In 2003, aged 17, she won a local casting competition, Search for a Movie Star, which propelled the youngster into the not-entirely-glamorous world of shopping mall costumed characters.

“I was Strawberry Shortcake, with a ginoromous head that sometimes fell off. I’d walk around the supermarket waving at kids. Then I got Kung Fu kicked in the back. So I moved on to other things. Santa’s Little Helper. Humphrey B Bear, which is a TV character in Australia.”

She laughs: “I did a lot of deep character work.”

Student film-maker

She was still in her teens when a local student film-maker, having seen her headshot, approached her to be in his movie. That role, as a suicidal young rape victim impregnated by her brother, in the film 2:37 (2006), brought her to Cannes, and then Hollywood. She has subsequently shared the screen with Daniel Radcliffe (December Boys), Adam Sandler (Bedtime Stories), Sarah Michelle Gellar (The Grudge 2), Nicolas Cage (The Sorcerer's Apprentice), Édgar Ramírez (Point Break) and Chadwick Boseman (Message from the King).

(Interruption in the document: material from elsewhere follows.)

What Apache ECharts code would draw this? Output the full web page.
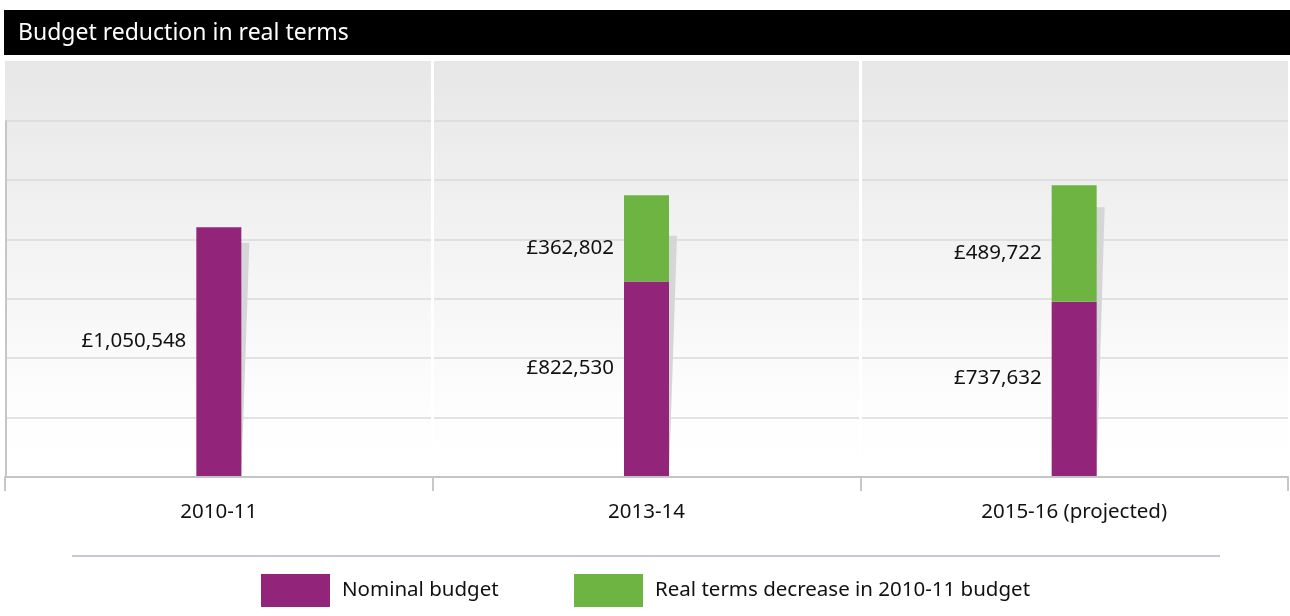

In 2012, she began a thoroughly modern epistolary romance with the actor and director Mark Webber.

"I fanned out over his movie, The End of Love," she says. "I didn't know anything about him. It was not romantic all. Then he started following me. And then he took it to the DM. And then we chatted for 40 days and fell in love over emails."

The couple married in 2013 and have two sons, Bodhi Rain Palmer, 3, and Forest Sage Palmer (born last December). As we meet, Bodhi is snoring on his mum's lap. It's a role that Earth mother Palmer – the co-founder of wellness website My Zen Life, and its maternal-minded sister site My Zen Mama – is particularly passionate about. Last April, in a departure from the typical plumped, primped, pickled and pounded shots that appear in magazines, she graced the cover of Vogue in the park with her two boys.

“People have all sorts of opinions and judgments about breastfeeding and all aspects of motherhood,” says Palmer, who generated some ridiculously disapproving headlines for breastfeeding Bodhi when he was two-and-a-half. “Unfortunately that’s the society we live in. Whoever you are and how you parent, you should be accepted. I thought so even before I spent all my time either breastfeeding or pregnant.”

She laughs: “I’m never going to get the chance to enjoy red wine again.”